Regulatory Tailwinds from RVO Decision
Executives described the finalized renewable volume obligation framework as extremely constructive for the business. They see improving fat prices and expect RVO‑driven demand to benefit both the Feed segment and DGD volumes and margins through 2026, reinforcing the growth runway for low‑carbon fuels.
One‑Time Benefit at DGD Clouds Comparisons
DGD’s reported results were boosted by a $97 million lower‑of‑cost‑or‑market inventory adjustment, which materially lifted quarterly EBITDA. Management stressed that this benefit has now been fully realized and should not recur, meaning future DGD earnings will better reflect underlying economics.
Higher Leverage and Debt Reduction Focus
Net debt increased to about $4.0 billion, up from $3.8 billion at year‑end, pushing the preliminary covenant leverage ratio to 3.17 times from 2.9 times. Even with this uptick, management reiterated its plan to deleverage and is targeting a debt level closer to $3 billion as cash flow strengthens.
DGD Working Capital Needs and Operational Hiccups
Darling contributed around $190 million of short‑term working capital to DGD in the quarter, with management expecting most or all of that cash to return over time. DGD also faced a temporary shutdown at Port Arthur, briefly disrupting the supply chain but not altering management’s positive outlook for the platform.
Sequential Dip in Core Ingredients
Despite strong year‑over‑year gains, core ingredients EBITDA slipped from roughly $278 million in Q4 2025 to about $256 million in Q1 2026. Management framed this as normal variability rather than a structural issue, pointing investors instead to the improving annual trend and Q2 guidance.
Commodity and Accounting Volatility
The company remains exposed to swings in feedstock and fat prices, as well as the impacts of LIFO inventory accounting and hedge timing. The finance team cautioned that the pace of future LIFO gains or losses will depend on average input costs and hedging outcomes, which can shift earnings between quarters.

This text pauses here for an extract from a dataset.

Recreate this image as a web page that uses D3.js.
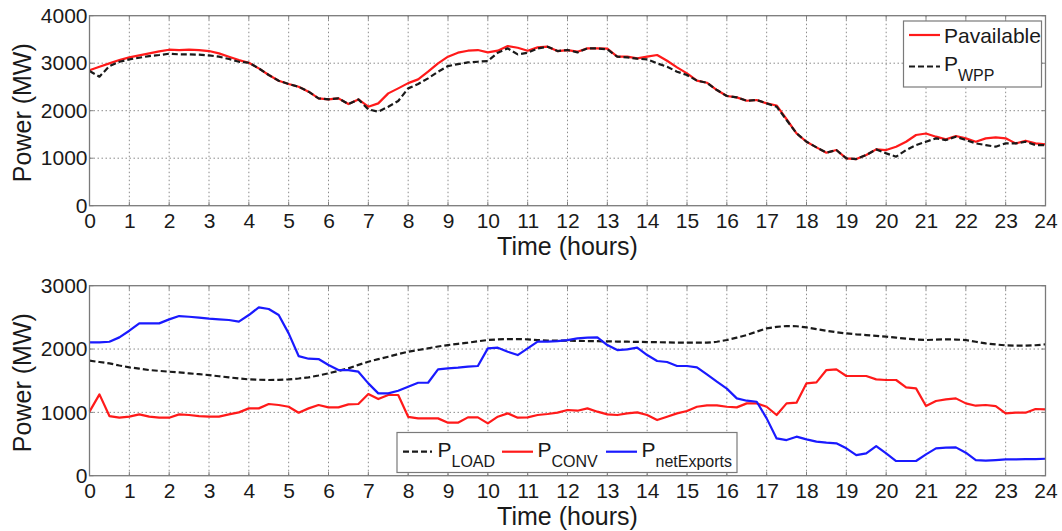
<!DOCTYPE html>
<html>
<head>
<meta charset="utf-8">
<script src="https://cdn.jsdelivr.net/npm/d3@7"></script>
<style>
  body { margin: 0; background: #fff; }
  svg { display: block; font-family: "Liberation Sans", Arial, sans-serif; }
</style>
</head>
<body>
<svg id="chart" width="1062" height="531"></svg>
<script>
// ---------- DATA ----------
const hours = [0,0.25,0.5,0.75,1,1.25,1.5,1.75,2,2.25,2.5,2.75,3,3.25,3.5,3.75,4,4.25,4.5,4.75,5,5.25,5.5,5.75,6,6.25,6.5,6.75,7,7.25,7.5,7.75,8,8.25,8.5,8.75,9,9.25,9.5,9.75,10,10.25,10.5,10.75,11,11.25,11.5,11.75,12,12.25,12.5,12.75,13,13.25,13.5,13.75,14,14.25,14.5,14.75,15,15.25,15.5,15.75,16,16.25,16.5,16.75,17,17.25,17.5,17.75,18,18.25,18.5,18.75,19,19.25,19.5,19.75,20,20.25,20.5,20.75,21,21.25,21.5,21.75,22,22.25,22.5,22.75,23,23.25,23.5,23.75,24];

const pAvailable = [2850,2926,2996,3066,3122,3165,3207,3249,3284,3277,3284,3277,3256,3207,3137,3066,3010,2891,2751,2632,2561,2505,2400,2260,2238,2260,2140,2238,2084,2154,2365,2470,2580,2660,2821,2996,3137,3221,3263,3277,3228,3263,3361,3326,3263,3333,3347,3256,3277,3242,3312,3312,3305,3137,3137,3102,3137,3172,3052,2912,2786,2632,2589,2435,2309,2281,2210,2225,2154,2110,1820,1523,1347,1228,1116,1172,996,982,1067,1186,1172,1242,1347,1488,1520,1453,1396,1467,1418,1347,1418,1439,1418,1312,1368,1312,1291];

const pWPP = [2835,2716,2940,3030,3080,3115,3150,3172,3200,3186,3186,3179,3165,3137,3088,3031,3010,2891,2751,2632,2561,2505,2400,2260,2238,2260,2140,2238,2028,1979,2084,2204,2470,2561,2681,2821,2940,2982,3017,3031,3045,3221,3312,3186,3221,3312,3347,3256,3277,3228,3312,3312,3291,3137,3123,3095,3080,2996,2926,2821,2751,2632,2589,2435,2309,2281,2210,2225,2154,2084,1804,1523,1347,1228,1116,1172,996,982,1067,1186,1102,1032,1172,1277,1347,1418,1382,1453,1382,1312,1277,1242,1312,1312,1347,1277,1277];

const pLoad = [1816,1795,1774,1740,1711,1690,1668,1655,1642,1630,1616,1603,1589,1570,1553,1535,1521,1515,1511,1514,1521,1535,1553,1582,1616,1655,1695,1750,1800,1840,1879,1920,1958,1985,2011,2040,2063,2082,2100,2122,2142,2152,2158,2158,2153,2142,2132,2132,2132,2130,2126,2124,2121,2118,2116,2113,2110,2108,2105,2102,2100,2100,2100,2115,2142,2180,2221,2275,2326,2350,2363,2360,2342,2315,2289,2265,2247,2232,2221,2208,2195,2180,2163,2150,2142,2148,2153,2150,2142,2115,2089,2072,2058,2053,2053,2060,2074];

const pConv = [1011,1284,942,916,932,968,932,916,916,968,958,942,932,932,968,1000,1063,1063,1132,1116,1089,995,1063,1116,1079,1079,1126,1132,1289,1210,1274,1274,930,905,905,905,837,837,921,921,826,932,984,916,921,958,974,995,1037,1026,1063,1011,968,958,984,1000,958,879,932,984,1021,1089,1111,1111,1089,1079,1142,1142,1089,958,1142,1153,1458,1474,1668,1679,1574,1574,1574,1521,1511,1511,1395,1379,1100,1179,1205,1221,1142,1105,1116,1100,984,995,995,1053,1047];

const pNetExports = [2105,2105,2115,2184,2289,2405,2405,2405,2468,2521,2510,2495,2479,2468,2458,2432,2537,2658,2632,2537,2247,1889,1847,1842,1747,1668,1668,1642,1458,1300,1300,1342,1405,1468,1468,1679,1695,1705,1721,1732,2011,2021,1958,1905,2011,2116,2116,2126,2142,2168,2179,2184,2063,1984,1995,2021,1905,1811,1795,1732,1732,1711,1600,1484,1375,1221,1184,1168,905,589,563,616,574,537,521,511,432,326,353,468,353,232,232,232,337,432,442,447,363,247,237,247,258,258,263,263,268];

const xTicks = [0,1,2,3,4,5,6,7,8,9,10,11,12,13,14,15,16,17,18,19,20,21,22,23,24];
const yTicksTop = [0,1000,2000,3000,4000];
const yTicksBottom = [0,1000,2000,3000];
const xLabel = "Time (hours)";
const yLabel = "Power (MW)";

// ---------- DRAW ----------
const svg = d3.select("#chart");
const L = 89.5, R = 1045.5;
const x = d3.scaleLinear().domain([0, 24]).range([L, R]);

function panel(top, bottom, yMax, yTicks, series) {
  const y = d3.scaleLinear().domain([0, yMax]).range([bottom, top]);
  const g = svg.append("g");
  // grid
  g.append("g").selectAll("line").data(xTicks.slice(1, -1)).join("line")
    .attr("x1", d => x(d)).attr("x2", d => x(d)).attr("y1", top).attr("y2", bottom)
    .attr("stroke", "#8c8c8c").attr("stroke-width", 1).attr("stroke-dasharray", "1.5,2.5");
  g.append("g").selectAll("line").data(yTicks.slice(1, -1)).join("line")
    .attr("y1", d => y(d)).attr("y2", d => y(d)).attr("x1", L).attr("x2", R)
    .attr("stroke", "#8c8c8c").attr("stroke-width", 1).attr("stroke-dasharray", "1.5,2.5");
  // axes (labels)
  const ax = g.append("g").attr("transform", `translate(0,${bottom})`)
    .call(d3.axisBottom(x).tickValues(xTicks).tickSize(0).tickPadding(7.6).tickFormat(d3.format("d")));
  ax.select(".domain").remove();
  ax.selectAll("text").attr("font-size", 21).attr("fill", "#1a1a1a")
    .attr("font-family", "Liberation Sans, Arial, sans-serif");
  const ay = g.append("g").attr("transform", `translate(${L},0)`)
    .call(d3.axisLeft(y).tickValues(yTicks).tickSize(0).tickPadding(2).tickFormat(d3.format("d")));
  ay.select(".domain").remove();
  ay.selectAll("text").attr("font-size", 21).attr("fill", "#1a1a1a")
    .attr("font-family", "Liberation Sans, Arial, sans-serif");
  // inner tick marks
  const tk = g.append("g").attr("stroke", "#808080").attr("stroke-width", 1);
  xTicks.forEach(d => {
    tk.append("line").attr("x1", x(d)).attr("x2", x(d)).attr("y1", bottom).attr("y2", bottom - 4);
    tk.append("line").attr("x1", x(d)).attr("x2", x(d)).attr("y1", top).attr("y2", top + 4);
  });
  yTicks.forEach(d => {
    tk.append("line").attr("x1", L).attr("x2", L + 4).attr("y1", y(d)).attr("y2", y(d));
    tk.append("line").attr("x1", R).attr("x2", R - 4).attr("y1", y(d)).attr("y2", y(d));
  });
  // lines
  series.forEach(s => {
    const line = d3.line().x((d, i) => x(hours[i])).y(d => y(d));
    g.append("path").datum(s.values)
      .attr("fill", "none").attr("stroke", s.color).attr("stroke-width", 2.2)
      .attr("stroke-linejoin", "round")
      .attr("stroke-dasharray", s.dash || null)
      .attr("d", line);
  });
  // frame
  g.append("rect").attr("x", L).attr("y", top).attr("width", R - L).attr("height", bottom - top)
    .attr("fill", "none").attr("stroke", "#7a7a7a").attr("stroke-width", 1.3);
  // titles
  g.append("text").attr("x", (L + R) / 2).attr("y", bottom + 49.5)
    .attr("text-anchor", "middle").attr("font-size", 25).attr("fill", "#1a1a1a").text(xLabel);
  g.append("text").attr("transform", `translate(31,${(top + bottom) / 2 + 2}) rotate(-90)`)
    .attr("text-anchor", "middle").attr("font-size", 25).attr("fill", "#1a1a1a").text(yLabel);
  return g;
}

const gTop = panel(15.7, 205.7, 4000, yTicksTop, [
  { values: pAvailable, color: "#ff1a1a" },
  { values: pWPP, color: "#1a1a1a", dash: "6,3" }
]);

const gBot = panel(285.7, 475.7, 3000, yTicksBottom, [
  { values: pLoad, color: "#1a1a1a", dash: "6,3" },
  { values: pConv, color: "#ff1a1a" },
  { values: pNetExports, color: "#1a1aff" }
]);

// ---------- LEGENDS ----------
function sample(g, x1, x2, yy, color, dash) {
  g.append("line").attr("x1", x1).attr("x2", x2).attr("y1", yy).attr("y2", yy)
    .attr("stroke", color).attr("stroke-width", 2.2).attr("stroke-dasharray", dash || null);
}
function subText(g, xx, yy, main, sub) {
  const t = g.append("text").attr("x", xx).attr("y", yy).attr("font-size", 21).attr("fill", "#1a1a1a");
  t.append("tspan").text(main);
  if (sub) t.append("tspan").attr("font-size", 16).attr("dy", 10).text(sub);
}

const lg1 = svg.append("g");
lg1.append("rect").attr("x", 903.5).attr("y", 21).attr("width", 138).attr("height", 66)
  .attr("fill", "#fff").attr("stroke", "#7a7a7a").attr("stroke-width", 1.2);
sample(lg1, 909, 940, 35, "#ff1a1a");
subText(lg1, 944, 43, "Pavailable");
sample(lg1, 909, 940, 66.5, "#1a1a1a", "6,3");
subText(lg1, 944, 71, "P", "WPP");

const lg2 = svg.append("g");
lg2.append("rect").attr("x", 397).attr("y", 432.5).attr("width", 340).attr("height", 40)
  .attr("fill", "#fff").attr("stroke", "#7a7a7a").attr("stroke-width", 1.2);
sample(lg2, 403, 432, 451.7, "#1a1a1a", "6,3");
subText(lg2, 437.5, 456.5, "P", "LOAD");
sample(lg2, 502, 533, 451.7, "#ff1a1a");
subText(lg2, 537.5, 456.5, "P", "CONV");
sample(lg2, 606, 637, 451.7, "#1a1aff");
subText(lg2, 641.5, 456.5, "P", "netExports");
</script>
</body>
</html>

Food Margin Compression Despite Growth
While food sales and EBITDA increased, segment gross margin edged down to 28.9% from 29.3% a year earlier. The slight compression suggests mix, input costs, or pricing dynamics are offsetting some scale benefits, a factor investors may watch as the collagen franchise expands.
Uncertain Timing for Asset Sales
Darling’s divestiture program is progressing but remains subject to regulatory and permitting approvals, particularly for grease‑trap related assets. As a result, the timing and size of expected proceeds are not yet firm, adding some uncertainty to the company’s deleveraging and capital allocation timeline.
Structural Limits on Fat Supply Growth
Management reminded investors that the North American cattle herd remains at a roughly 75‑year low, reducing the availability of red‑meat fat feedstock. With a growing mix of poultry, which yields less fat per animal, upside from fat volumes is structurally constrained compared with prior cycles.
Guidance and Outlook Point to Further Gains
For Q2, Darling guided core ingredients adjusted EBITDA to $260–$275 million and expects DGD volumes to rise to about 320 million gallons, with stronger DGD results than in Q1. Management is targeting continued EBITDA growth, better cash generation, and debt reduction toward roughly $3 billion, while maintaining an effective tax rate around 25% and modest cash taxes for the rest of 2026.
Darling Ingredients’ earnings call painted the picture of a company back on offense, with earnings and margins moving higher and renewable fuels providing powerful leverage. Investors still need to weigh leverage, commodity risk, and the non‑recurring nature of some benefits, but the underlying trajectory through Q2 and beyond appears firmly positive.